The possibility of the epidemic outbreaks is "high", while the risk of intestinal disease is "very high" in quake-hit areas of Nepal, according to an evaluation report on the public health risk of Nepalese earthquake released by Chinese government medical team Saturday.

Besides the evaluation report, the Chinese experts has tested 51 items on drinking water, epidemic diseases such as typhoid, flu and malaria, as well as food poisoning in Nepal according to the standards of WHO, which will guide the epidemic control in quake- hit areas, the team head Lu Lin told Xinhua.

The deputy head Zhang Rong worried about the high risk epidemic situation in quake-hit areas in Nepal.

Nepal has not established epidemic situation reporting mechanism, he said, adding that it's difficult to collect and analyze epidemic information.

However, the post-quake hygiene and epidemic control scheme made by Chinese medical team and Nepalese Health Ministry, military medical department and Nepalese Hygiene Research Committee is expected to set down on Sunday.

Zhang said that Chinese experts are training local medical personnels as best they can.

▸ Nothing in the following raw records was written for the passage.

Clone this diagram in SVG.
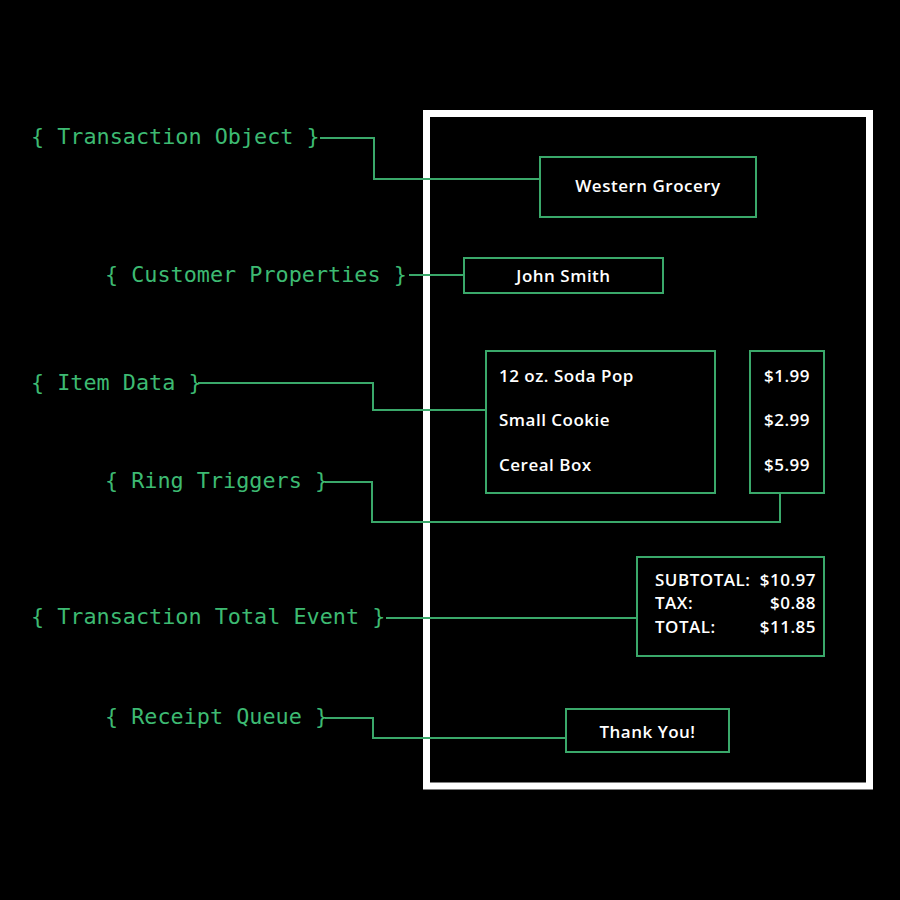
<svg xmlns="http://www.w3.org/2000/svg" width="900" height="900" viewBox="0 0 900 900">
<style>
.lbl{font-family:"DejaVu Sans Mono","Liberation Mono",monospace;font-size:21.8px;fill:#3dba72}
.box{fill:#000;stroke:#3aa86a;stroke-width:2}
.t{font-family:"Open Sans","Noto Sans",sans-serif;font-weight:600;font-size:17px;letter-spacing:0.5px;fill:#fff}
.c{text-anchor:middle}
.r{text-anchor:end}
.conn{fill:none;stroke:#3aa86a;stroke-width:2}
</style>
<rect x="0" y="0" width="900" height="900" fill="#000"/>
<rect id="receipt" x="426.5" y="113.5" width="443" height="672.5" fill="#000" stroke="#fff" stroke-width="7"/>
<g id="connectors">
<path class="conn" d="M320,138 H374 V179 H540"/>
<path class="conn" d="M409,275 H464"/>
<path class="conn" d="M198,383 H373 V410 H486"/>
<path class="conn" d="M325,482 H372 V522 H780 V493"/>
<path class="conn" d="M386,618 H637"/>
<path class="conn" d="M325,718 H373 V738 H566"/>
</g>
<g id="label-transaction-object"><text class="lbl" x="31" y="144">{ Transaction Object }</text></g>
<g id="label-customer-properties"><text class="lbl" x="105" y="282">{ Customer Properties }</text></g>
<g id="label-item-data"><text class="lbl" x="31" y="390">{ Item Data }</text></g>
<g id="label-ring-triggers"><text class="lbl" x="105" y="488">{ Ring Triggers }</text></g>
<g id="label-transaction-total"><text class="lbl" x="31" y="624">{ Transaction Total Event }</text></g>
<g id="label-receipt-queue"><text class="lbl" x="105" y="724">{ Receipt Queue }</text></g>
<g id="store"><rect class="box" x="540" y="157" width="216" height="60"/><text class="t c" x="648" y="192">Western Grocery</text></g>
<g id="customer"><rect class="box" x="464" y="258" width="199" height="35"/><text class="t c" x="563.5" y="282">John Smith</text></g>
<g id="items"><rect class="box" x="486" y="351" width="229" height="142"/>
<text class="t" x="499" y="382">12 oz. Soda Pop</text>
<text class="t" x="499" y="426">Small Cookie</text>
<text class="t" x="499" y="471">Cereal Box</text></g>
<g id="prices"><rect class="box" x="750" y="351" width="74" height="142"/>
<text class="t c" x="787" y="382">$1.99</text>
<text class="t c" x="787" y="426">$2.99</text>
<text class="t c" x="787" y="471">$5.99</text></g>
<g id="totals"><rect class="box" x="637" y="557" width="187" height="99"/>
<text class="t" x="655" y="586">SUBTOTAL:</text><text class="t r" x="816" y="586">$10.97</text>
<text class="t" x="655" y="609">TAX:</text><text class="t r" x="816" y="609">$0.88</text>
<text class="t" x="655" y="633">TOTAL:</text><text class="t r" x="816" y="633">$11.85</text></g>
<g id="thanks"><rect class="box" x="566" y="709" width="163" height="43"/><text class="t c" x="647.5" y="738">Thank You!</text></g>
</svg>
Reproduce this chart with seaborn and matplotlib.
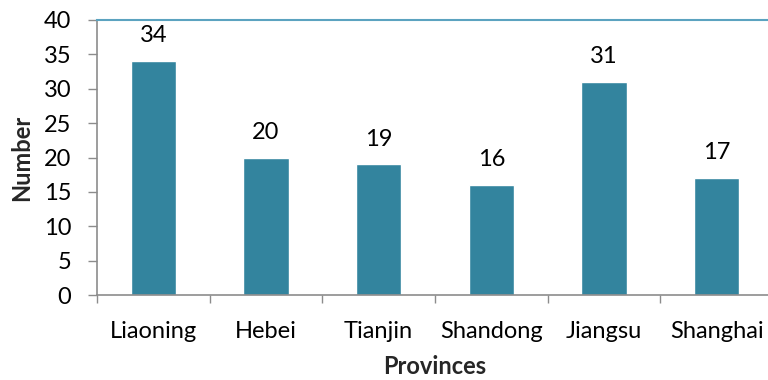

More than 600 Nepalese medical personnels have been trained to join the epidemic control in the quake hit areas.

The Chinese medical team arrived Kathmandu on Wednesday.

The 59-member group includes experts in public hygiene, infectious diseases, traumatology, orthopaedics and emergency treatment, all from Yunnan Province. More than 85 percent of the team members have earthquake-relief experience.

The Chinese group has finished epidemic prevention for two camps, 59 tents, 30 garbage dumps and nine collapsed sites as of Friday.